Best practices for sellers

  • Ask for both: a meaningful DD fee and earnest money that reflects the price and demand.
  • Shorter due diligence can help momentum: a concise period reduces uncertainty and keeps buyers focused.
  • Clarify remedies: ensure the contract names the escrow agent, delivery timelines, and what happens upon default.
  • Document everything: keep records of deposits, notices, and agreed repairs. If a dispute arises, documentation helps resolve it faster.

What to do if there is a dispute

  • Contact your agent and the escrow holder or closing attorney immediately.
  • Assemble documents: contract, addenda, inspection reports, lender communications, notices, and wire confirmations.
  • Expect the escrow holder to require written mutual instructions or a court order to release funds. If needed, they can deposit funds with the court for resolution.
  • Consider mediation or other dispute-resolution options if available in your contract.

Key takeaways for Raleigh buyers and sellers

  • The due diligence fee is paid to the seller and is usually non-refundable if you terminate during the due diligence period.
  • Earnest money sits in escrow, is credited at closing, and may be refundable if you cancel within your rights. After contingencies expire, it can be at risk.
  • Local amounts vary by price point and competitiveness. In multiple-offer situations, larger DD or EM and shorter DD periods can strengthen your offer. Balance that with your risk tolerance and timeline.
  • The signed contract controls outcomes. Know your dates, follow notice rules, and keep clear records.

Ready to talk strategy for your next move in Raleigh or Wake County? Reach out to Mundra Residential Group to align your deposit strategy with your goals. Request a Luxury Home Valuation to see how presentation, pricing, and negotiation can work together for the best result.

FAQs

What is the difference between due diligence and earnest money in Raleigh?

  • Due diligence is a fee paid to the seller for your right to investigate and terminate within a set period. Earnest money is an escrowed deposit applied at closing or at risk based on contract remedies.

When do I get my earnest money back in North Carolina?

  • If you properly terminate within your contractual rights and deadlines, such as during the due diligence period or under a valid financing contingency, your earnest money is typically refunded.

Is the due diligence fee refundable if I close?

  • No. The due diligence fee is paid to the seller as consideration for your termination right. The contract controls how it is handled, but it is generally not refunded at closing.

How long is a typical due diligence period in Wake County?

  • It varies by property and market conditions. Common ranges are 3 to 5 days for very competitive offers, 10 to 14 days for many resales, and longer windows for complex properties.

Who holds earnest money in Raleigh transactions?

  • The contract names the escrow holder, often the closing attorney’s trust account or the listing firm’s escrow account. Confirm the holder and delivery instructions in writing.

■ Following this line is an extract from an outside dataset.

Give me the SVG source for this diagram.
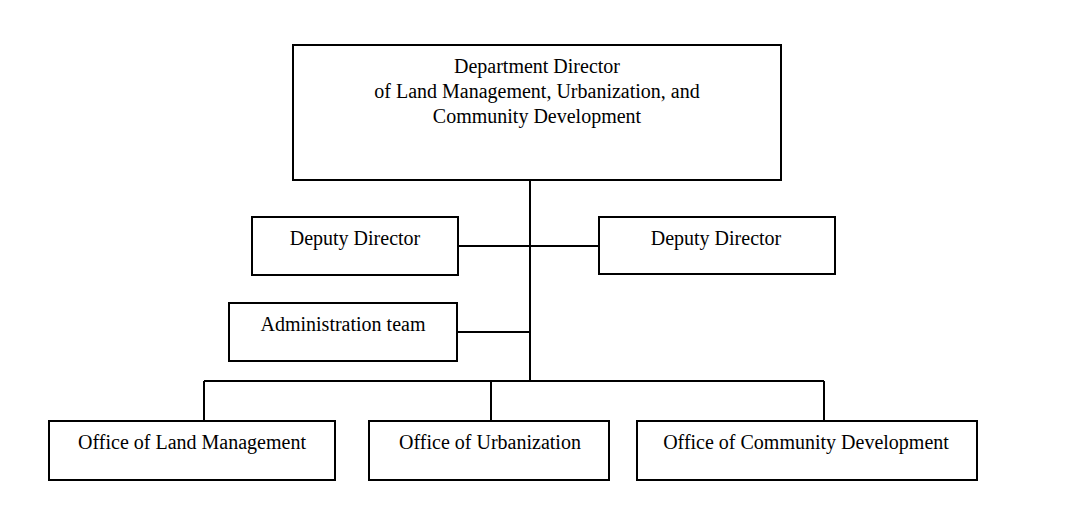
<svg xmlns="http://www.w3.org/2000/svg" width="1067" height="522" viewBox="0 0 1067 522">
<style>
rect{fill:#fff;stroke:#000;stroke-width:2}
line{stroke:#000;stroke-width:2}
text{font-family:"Liberation Serif","Times New Roman",serif;font-size:20px;text-anchor:middle;fill:#000}
</style>
<rect x="0" y="0" width="1067" height="522" style="stroke:none"/>
<g id="connectors">
<line x1="530" y1="180" x2="530" y2="382"/>
<line x1="458" y1="246" x2="599" y2="246"/>
<line x1="457" y1="332" x2="530" y2="332"/>
<line x1="204" y1="381" x2="824" y2="381"/>
<line x1="204" y1="381" x2="204" y2="421"/>
<line x1="491" y1="381" x2="491" y2="421"/>
<line x1="824" y1="381" x2="824" y2="421"/>
</g>
<g id="director"><rect x="293" y="45" width="488" height="135"/>
<text x="537" y="73">Department Director</text>
<text x="537" y="98">of Land Management, Urbanization, and</text>
<text x="537" y="123">Community Development</text></g>
<g id="deputy1"><rect x="252" y="217" width="206" height="58"/><text x="355" y="245">Deputy Director</text></g>
<g id="deputy2"><rect x="599" y="217" width="236" height="57"/><text x="716" y="245">Deputy Director</text></g>
<g id="admin"><rect x="229" y="303" width="228" height="58"/><text x="343" y="331">Administration team</text></g>
<g id="office1"><rect x="49" y="421" width="286" height="59"/><text x="192" y="449">Office of Land Management</text></g>
<g id="office2"><rect x="369" y="421" width="240" height="59"/><text x="490" y="449">Office of Urbanization</text></g>
<g id="office3"><rect x="637" y="421" width="340" height="59"/><text x="806" y="449">Office of Community Development</text></g>
</svg>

Can a seller keep both my due diligence fee and earnest money?

  • It depends on the timing and contract. If you cancel during due diligence, the seller typically keeps the DD fee and your earnest money is returned. After contingencies expire, the seller may have remedies that include keeping earnest money.

What happens if buyer and seller disagree about earnest money?

  • The escrow holder will usually keep the funds until both parties sign a release or a court orders disbursement. They can deposit the funds with the court for resolution.